McFarlane J then added, in a passage relied on by Mr Stonor:
"[75] As Mr Feehan helpfully observed in his closing submissions, it is all very well to purport to undertake a balancing exercise, but a balance has to have a fulcrum and if the fulcrum is incorrectly placed towards one or other end of that which is to be weighed, one side of the analysis or another will be afforded undue, automatic weight. Taking that point up from where Mr Feehan left it, in proceedings at the stage prior to making a placement for adoption order the balance will rightly and necessarily reflect weight being afforded to any viable natural family placement because there is no other existing placement of the child which must be afforded weight on the other side of the scales. Where, as here, time has moved on and such a placement exists, and is indeed the total reality of the child's existence, it cannot be enough to decide the overall welfare issue simply by looking at the existence of the viable family placement and nothing else."
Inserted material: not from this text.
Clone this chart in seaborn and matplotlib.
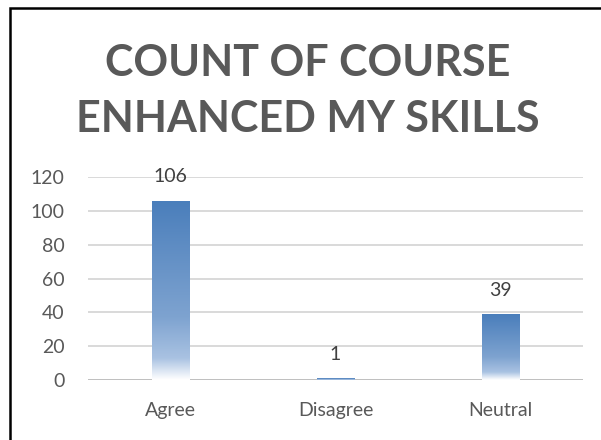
import numpy as np
import pandas as pd
import matplotlib
matplotlib.use("Agg")
import matplotlib.pyplot as plt
import seaborn as sns
from matplotlib.colors import LinearSegmentedColormap
from matplotlib.patches import Rectangle

# data
categories = ["Agree", "Disagree", "Neutral"]
counts = [106, 1, 39]
yticks = [0, 20, 40, 60, 80, 100, 120]
title = "COUNT OF COURSE\nENHANCED MY SKILLS"

sns.set_theme(style="white")
plt.rcParams["font.family"] = ["Lato", "DejaVu Sans"]

df = pd.DataFrame({"response": categories, "count": counts})

fig = plt.figure(figsize=(6.01, 4.40), dpi=100)
ax = fig.add_axes([88 / 601, 60 / 440, 495 / 601, 203 / 440])

sns.barplot(data=df, x="response", y="count", ax=ax, width=0.23,
            color="#4a7ebb", linewidth=0)

ax.set_ylim(0, 120)
ax.set_xlim(-0.5, 2.5)
ax.set_yticks(yticks)
ax.set_xlabel("")
ax.set_ylabel("")
for s in ax.spines.values():
    s.set_visible(False)
ax.tick_params(axis="both", length=0, labelsize=14, colors="#595959")
ax.tick_params(axis="y", pad=17)
ax.tick_params(axis="x", pad=16)
for t in yticks:
    ax.axhline(t, color="#bfbfbf" if t == 0 else "#d9d9d9", lw=1.4, zorder=0)

# gradient fill (Excel style): solid blue at top fading to white at the base
cmap = LinearSegmentedColormap.from_list(
    "fade", [(0.0, "#ffffff"), (0.12, "#a9c2e2"), (0.35, "#7ea3d0"), (1.0, "#4a7ebb")])
grad = np.linspace(0, 1, 256).reshape(-1, 1)
for bar in ax.patches:
    x0, w, h = bar.get_x(), bar.get_width(), bar.get_height()
    bar.set_visible(False)
    im = ax.imshow(grad, cmap=cmap, origin="lower", aspect="auto",
                   extent=[x0, x0 + w, 0, h], zorder=2)
    clip = Rectangle((x0, 0), w, h, transform=ax.transData)
    im.set_clip_path(clip)
ax.set_xlim(-0.5, 2.5)
ax.set_ylim(0, 120)

for i, v in enumerate(counts):
    ax.annotate(str(v), (i, v), xytext=(0, 11), textcoords="offset points",
                ha="center", va="bottom", fontsize=14, color="#404040")

fig.text(308 / 601, 1 - 91 / 440, title, ha="center", va="center", fontsize=31,
         fontweight="bold", color="#595959", linespacing=1.5)

# outer border (left and top visible)
fig.add_artist(Rectangle((10.5 / 601, -0.1), 1.2, 1.1 - 8 / 440,
                         transform=fig.transFigure, fill=False,
                         edgecolor="black", lw=1.8))

fig.savefig("out.png", dpi=100, facecolor="white")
"On this appeal the real issue is not whether the appellate court is satisfied that the judge reached a conclusion which was wrong. The question is rather concerned with the adequacy of the judge's process of reasoning in reaching his conclusion. This appeal asks the question whether the judge did go through the rigorous process described at para [47] above or whether he proceeded too directly from his finding that the threshold criteria were met to the conclusion that it followed that a care order ought to be made. If, on appeal, it is found that a judge has unduly telescoped the process, and has not made the side-by-side analysis of the pros and cons of each alternative to a care order, then the likely conclusion is that his decision is, for that reason, flawed and ought to be set aside."
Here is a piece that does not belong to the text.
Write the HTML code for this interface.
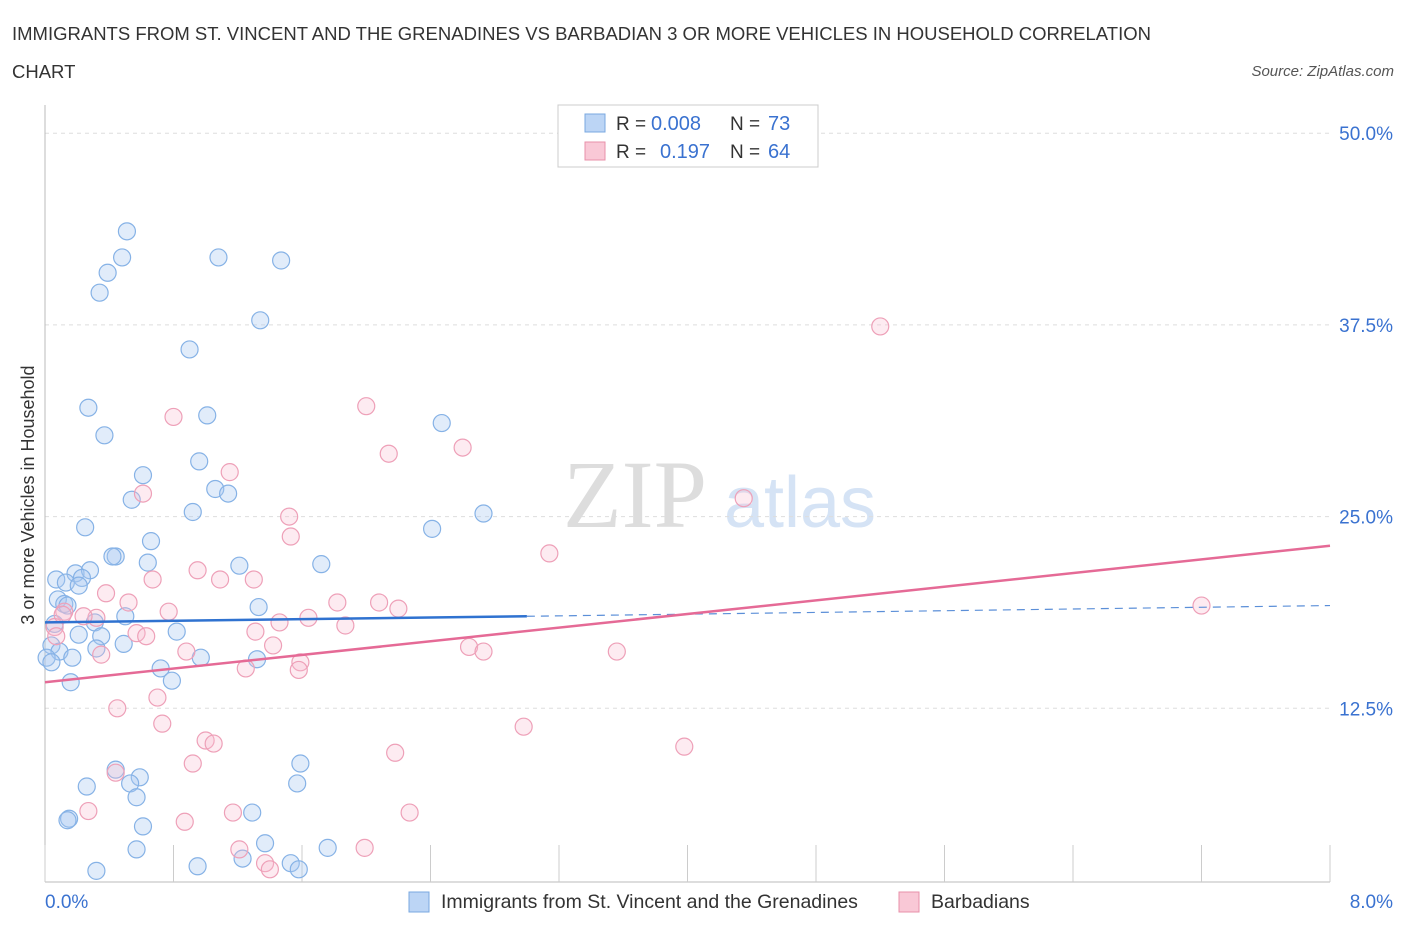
<!DOCTYPE html>
<html><head><meta charset="utf-8"><style>
body{margin:0;background:#fff;font-family:"Liberation Sans",sans-serif;}
</style></head><body>
<svg id="chart" width="1406" height="930" xmlns="http://www.w3.org/2000/svg" font-family="Liberation Sans, sans-serif">
<text x="12" y="40" font-size="18.5" fill="#333">IMMIGRANTS FROM ST. VINCENT AND THE GRENADINES VS BARBADIAN 3 OR MORE VEHICLES IN HOUSEHOLD CORRELATION</text>
<text x="12" y="78" font-size="18.5" fill="#333">CHART</text>
<text x="1394" y="76" font-size="15" fill="#555" font-style="italic" text-anchor="end">Source: ZipAtlas.com</text>
<g>
<text x="635" y="527" font-size="96" font-family="Liberation Serif, serif" fill="#ddd" text-anchor="middle">ZIP</text>
<text x="800" y="527" font-size="72" fill="#d5e3f5" text-anchor="middle">atlas</text>
</g>
<g id="grid"></g><g id="axes"></g><g id="marks"></g>
<g>
<rect x="558" y="105" width="260" height="62" fill="#fff" stroke="#ccc"/>
<rect x="585" y="114" width="20" height="18" fill="#bcd5f5" stroke="#7aa8e0"/>
<text x="616" y="130" font-size="19" fill="#333">R =</text>
<text x="651" y="130" font-size="20" fill="#3a72d0">0.008</text>
<text x="730" y="130" font-size="19" fill="#333">N =</text>
<text x="768" y="130" font-size="20" fill="#3a72d0">73</text>
<rect x="585" y="142" width="20" height="18" fill="#f9c8d6" stroke="#e890aa"/>
<text x="616" y="158" font-size="19" fill="#333">R =</text>
<text x="660" y="158" font-size="20" fill="#3a72d0">0.197</text>
<text x="730" y="158" font-size="19" fill="#333">N =</text>
<text x="768" y="158" font-size="20" fill="#3a72d0">64</text>
</g>
<g>
<rect x="409" y="892" width="20" height="20" fill="#bcd5f5" stroke="#7aa8e0"/>
<text x="441" y="908" font-size="19.5" fill="#333">Immigrants from St. Vincent and the Grenadines</text>
<rect x="899" y="892" width="20" height="20" fill="#f9c8d6" stroke="#e890aa"/>
<text x="931" y="908" font-size="19.5" fill="#333">Barbadians</text>
</g>
<text transform="translate(34,495) rotate(-90)" font-size="18" fill="#333" text-anchor="middle">3 or more Vehicles in Household</text>
</svg>
<script>
const blueX=[0.51,0.48,0.39,1.08,1.47,0.34,1.34,0.90,0.27,1.01,2.47,0.37,0.96,0.61,1.06,1.14,0.54,0.92,2.73,0.25,2.41,0.66,0.44,0.42,0.64,1.21,1.72,0.07,0.19,0.28,0.13,0.23,0.21,0.08,0.12,0.14,1.33,0.50,0.31,0.06,0.21,0.35,0.82,0.49,0.32,0.04,0.09,0.17,0.97,1.32,0.01,0.04,0.72,0.79,0.16,0.44,0.59,1.59,0.26,0.53,1.57,0.57,1.29,0.15,0.14,0.61,1.37,0.57,1.76,1.23,0.95,1.53,0.32,1.58];
const blueY=[43.6,41.9,40.9,41.9,41.7,39.6,37.8,35.9,32.1,31.6,31.1,30.3,28.6,27.7,26.8,26.5,26.1,25.3,25.2,24.3,24.2,23.4,22.4,22.4,22.0,21.8,21.9,20.9,21.3,21.5,20.7,21.0,20.5,19.6,19.3,19.2,19.1,18.5,18.1,18.0,17.3,17.2,17.5,16.7,16.4,16.6,16.2,15.8,15.8,15.7,15.8,15.5,15.1,14.3,14.2,8.5,8.0,8.9,7.4,7.6,7.6,6.7,5.7,5.3,5.2,4.8,3.7,3.3,3.4,2.7,2.2,2.4,1.9,2.0];
const pinkX=[5.20,2.00,0.80,2.60,2.14,1.15,0.61,4.35,1.52,1.53,3.14,0.95,0.67,1.09,1.30,0.38,0.52,1.82,2.08,2.20,7.20,0.12,0.32,0.77,1.64,1.87,1.46,0.06,0.07,0.57,0.63,1.31,0.24,0.11,1.42,0.88,2.64,2.73,3.56,1.59,1.58,1.25,0.35,0.70,0.45,0.73,2.98,3.98,1.00,1.05,0.92,2.18,0.44,0.27,1.17,2.27,0.87,1.21,1.99,1.37,1.40];
const pinkY=[37.4,32.2,31.5,29.5,29.1,27.9,26.5,26.2,25.0,23.7,22.6,21.5,20.9,20.9,20.9,20.0,19.4,19.4,19.4,19.0,19.2,18.8,18.4,18.8,18.4,17.9,18.1,17.8,17.2,17.4,17.2,17.5,18.5,18.6,16.6,16.2,16.5,16.2,16.2,15.5,15.0,15.1,16.0,13.2,12.5,11.5,11.3,10.0,10.4,10.2,8.9,9.6,8.3,5.8,5.7,5.7,5.1,3.3,3.4,2.4,2.0];
const blueTrend=[[0,18.1],[3.0,18.5],[8.0,19.2]];
const pinkTrend=[[0,14.2],[8.0,23.1]];
const yTicks=[12.5,25,37.5,50];
const xTickLabels=["0.0%","8.0%"];
const X0=45,X1=1330,Y0=900,YPX=191.7/12.5;
const sx=v=>X0+(v/8)*(X1-X0), sy=v=>Y0-v*YPX;
const NS="http://www.w3.org/2000/svg";
function mk(tag,attrs,parent){const e=document.createElementNS(NS,tag);for(const k in attrs)e.setAttribute(k,attrs[k]);document.getElementById(parent).appendChild(e);return e;}
yTicks.forEach(t=>{
 const g=mk('line',{x1:X0,x2:X1,y1:sy(t),y2:sy(t),stroke:'#ddd','stroke-dasharray':'4,4'},'grid');
 
 
 const l=mk('text',{x:1393,y:sy(t)+7,'font-size':19,fill:'#3a72d0','text-anchor':'end'},'axes');
 l.textContent=t.toFixed(1)+'%';
 
 
});
const ax=mk('line',{x1:X0,x2:X1,y1:882,y2:882,stroke:'#bbb'},'axes');


const ay=mk('line',{x1:X0,x2:X0,y1:105,y2:882,stroke:'#bbb'},'axes');


for(let i=0;i<=10;i++){const t=mk('line',{x1:sx(i*0.8),x2:sx(i*0.8),y1:845,y2:882,stroke:'#ccc'},'axes');
 
 }
[[0,'start',X0],[1,'end',1393]].forEach(([i,a,x])=>{const t=mk('text',{x:x,y:908,'font-size':19,fill:'#3a72d0','text-anchor':a},'axes');t.textContent=xTickLabels[i];
 
 });
function dots(xs,ys,fill,stroke,name){xs.forEach((v,i)=>{const c=mk('circle',{cx:sx(v),cy:sy(ys[i]),r:8.5,fill:fill,stroke:stroke,'stroke-width':1.2},'marks');
 
 });}
dots(blueX,blueY,'rgba(170,200,240,0.35)','#86b2e6','point-immigrants');
dots(pinkX,pinkY,'rgba(248,190,208,0.3)','#eea0b8','point-barbadians');
const b1=mk('line',{x1:sx(blueTrend[0][0]),y1:sy(blueTrend[0][1]),x2:sx(blueTrend[1][0]),y2:sy(blueTrend[1][1]),stroke:'#2f72d0','stroke-width':2.5},'marks');


const b2=mk('line',{x1:sx(blueTrend[1][0]),y1:sy(blueTrend[1][1]),x2:sx(blueTrend[2][0]),y2:sy(blueTrend[2][1]),stroke:'#5b8fd8','stroke-width':1.2,'stroke-dasharray':'8,6'},'marks');


const p1=mk('line',{x1:sx(pinkTrend[0][0]),y1:sy(pinkTrend[0][1]),x2:sx(pinkTrend[1][0]),y2:sy(pinkTrend[1][1]),stroke:'#e56a96','stroke-width':2.5},'marks');


</script>
</body></html>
"In evaluating the evidence and arriving at my conclusions to where the children should live, my starting point is that the best arrangement for as child is to be brought up by a parent unless there are reasons why this should not be the case". (emphasis added)
This is, with all due respect, to assume the likely answer prior to undertaking the required balancing exercise and undoubtedly reflected the Judge's reliance on Re L.
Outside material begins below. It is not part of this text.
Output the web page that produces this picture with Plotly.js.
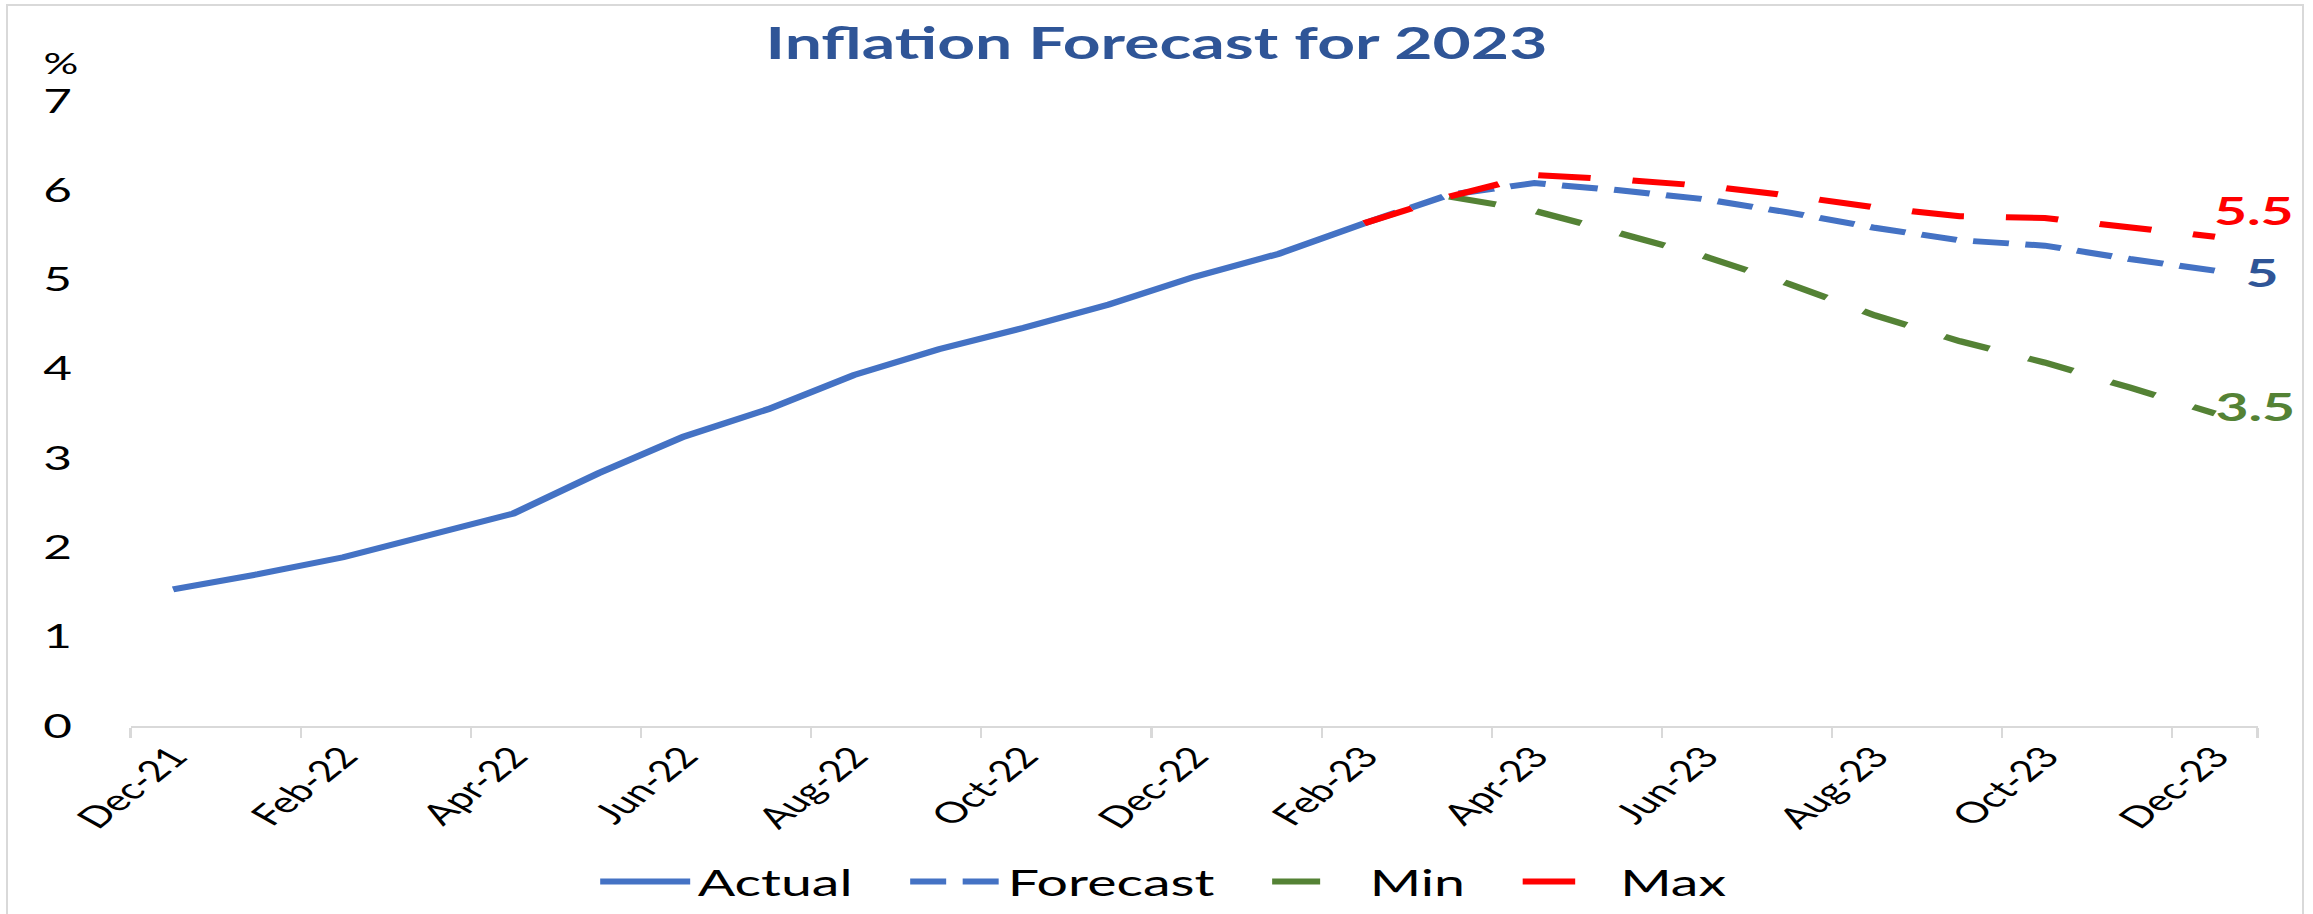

"The judge's treatment of the facts and the evidence was thorough … The difficulty is that one looks in vain for the critical side-by-side analysis of the available options by way of disposal, and for the evaluative, holistic assessment which the law requires of a judge at this stage."
"Before leaving the case, I would add that what happened here in relation to the involvement of the Slovak authorities underlines how important it is, when seeking the assistance of foreign authorities, to:
i) Inform them clearly and comprehensively what questions they are requested to answer as part of their assessment;
ii) Provide them with all the information that they need in order to carry out the enquiry/assessment asked of them;
iii) Document carefully and comprehensively what material has been sent to them;
iv) Answer any queries posed by them in the course of their assessment;
v) Follow up assiduously any matters which require further exploration by them, or in respect of which they may be able to provide material information, such as details of local resources to assist in or supervise the care of the children;
vi) Consider creatively how progress might be made in the event that obstacles are encountered, bearing in mind that it may be possible to communicate directly with those who are responsible for carrying out the assessment in the foreign state, although it would be prudent first to consult our Central Authority for advice as to whether that would be acceptable to the foreign state in question."